Higher Order Variational Methods
|Duration||2010 - 2013|
|Contact||Pock Thomas, Ranftl René, Heber Stefan|
This research project is devoted to the study of higher order convex variational methods for problems in computer vision. First order methods, i.e. methods which take into account first order derivatives have shown a great success for a variety of inverse computer vision problems. This success is mostly due to the introduction of total variation methods by Rudin, Osher and Fatemi in 1992. Total variation methods exhibit the important property to preserve sharp discontinuities in the solution while the associated optimization problem is still convex. This leads to robust problem solutions, independent of any initialization. Besides this, total variation methods also exhibit some disadvantages. First, total variation methods favor piecewise constant solutions which leads to staircaising artifacts in image restoration problems and to the preference of fronto‐parallel structures in stereo problems. Second, total variation methods introduce a shrinking bias in shape optimization problems.

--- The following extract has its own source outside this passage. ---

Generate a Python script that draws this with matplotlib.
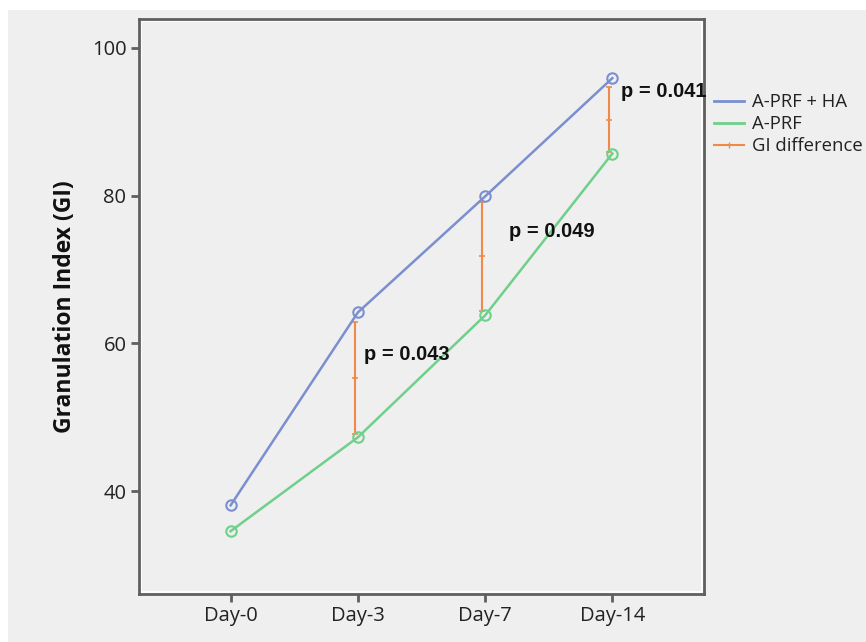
import matplotlib
matplotlib.use("Agg")
import matplotlib.pyplot as plt
from matplotlib.lines import Line2D
from matplotlib.patches import Rectangle
import numpy as np

days = ["Day-0", "Day-3", "Day-7", "Day-14"]
aprf_ha = [38.1, 64.2, 79.9, 95.9]
aprf = [34.6, 47.3, 63.8, 85.7]
diff_days = ["Day-3", "Day-7", "Day-14"]
diff_upper = [62.9, 79.2, 94.7]
diff_lower = [47.7, 64.4, 85.9]
p_labels = ["p = 0.043", "p = 0.049", "p = 0.041"]
yticks = [40, 60, 80, 100]

blue = "#7b8fd0"
green = "#6fcf8b"
orange = "#f08a4b"
bg = "#efefef"
frame = "#5f5f5f"

plt.rcParams['font.family'] = ['Open Sans', 'DejaVu Sans']

fig = plt.figure(figsize=(8.66, 6.42), dpi=100, facecolor=bg)
# white margins at top and left
fig.patches.append(Rectangle((0, 1 - 10/642), 1, 10/642, transform=fig.transFigure,
                             facecolor="white", edgecolor="none", zorder=-1))
fig.patches.append(Rectangle((0, 0), 8/866, 1, transform=fig.transFigure,
                             facecolor="white", edgecolor="none", zorder=-1))

ax = fig.add_axes([139/866, 48/642, 565/866, 575/642])
ax.set_facecolor(bg)

x = np.arange(len(days))
ax.plot(x, aprf_ha, color=blue, lw=1.8, marker="o", ms=7.5, mfc="none", mec=blue, mew=1.5, zorder=3)
ax.plot(x, aprf, color=green, lw=1.8, marker="o", ms=7.5, mfc="none", mec=green, mew=1.5, zorder=3)

xd = np.array([days.index(d) for d in diff_days]) - 0.025
up = np.array(diff_upper)
lo = np.array(diff_lower)
mid = (up + lo) / 2
ax.errorbar(xd, mid, yerr=[mid - lo, up - mid], fmt="none", ecolor=orange,
            elinewidth=1.5, capsize=2.5, capthick=1.2, zorder=2)
ax.plot(xd, mid, ls="none", marker="_", ms=4, color=orange, mew=1.2, zorder=2)

# p-value annotations
p_pos = [(1.05, 58.5), (2.19, 75.1), (3.07, 94.1)]
for (px, py), t in zip(p_pos, p_labels):
    ax.text(px, py, t, fontsize=14.5, fontweight="bold", color="#111111",
            family=["Liberation Sans", "DejaVu Sans"], va="center", ha="left",
            zorder=5, clip_on=False)

ax.set_xlim(-0.72, 3.72)
ax.set_ylim(26.1, 103.9)
ax.set_xticks(x)
ax.set_xticklabels(days)
ax.set_yticks(yticks)
ax.tick_params(axis="both", length=6, width=2, color=frame, labelsize=14.5,
               labelcolor="#222222", pad=3)
ax.tick_params(axis="x", pad=3)
for s in ax.spines.values():
    s.set_color(frame)
    s.set_linewidth(2)
# inner white line of the frame
ax.add_patch(Rectangle((0.004, 0.004), 0.992, 0.992, transform=ax.transAxes,
                       fill=False, edgecolor="white", lw=1.2, zorder=1))

ax.set_ylabel("Granulation Index (GI)", fontsize=16.5, fontweight="bold",
              color="#111111", labelpad=11)

handles = [Line2D([0], [0], color=blue, lw=2),
           Line2D([0], [0], color=green, lw=2),
           Line2D([0], [0], color=orange, lw=1.5, marker="|", ms=4, markevery=[0, -1])]
leg = fig.legend(handles, ["A-PRF + HA", "A-PRF", "GI difference"],
                 loc="upper left", bbox_to_anchor=(714/866, 1 - 93/642),
                 frameon=False, fontsize=13.3, handlelength=1.6, handletextpad=0.45,
                 labelspacing=0.22, borderaxespad=0, borderpad=0)
for t in leg.get_texts():
    t.set_color("#222222")

fig.savefig("out.png", dpi=100, facecolor=bg)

The aim of this project is therefore to study higher order convex variational methods in order to improve the shortcomings of first order methods. We therefore propose to investigate two approaches. The first approach is based on the so‐called generalized total variation method, recently introduced by Bredies, Kunisch and Pock. It provides a framework to recover piecewise polynomial functions based on a convex functional. We expect that this method leads to significant improvements of stereo and motion estimation problems. The second approach is based on the so‐called roto‐translation space introduced by Citti and Sarti in 2006. It allows to rewrite functionals incorporating curvature regularity by means of a convex first order functional in higher dimensions. We expect that this approach will significantly improve the performance of various shape optimization problems.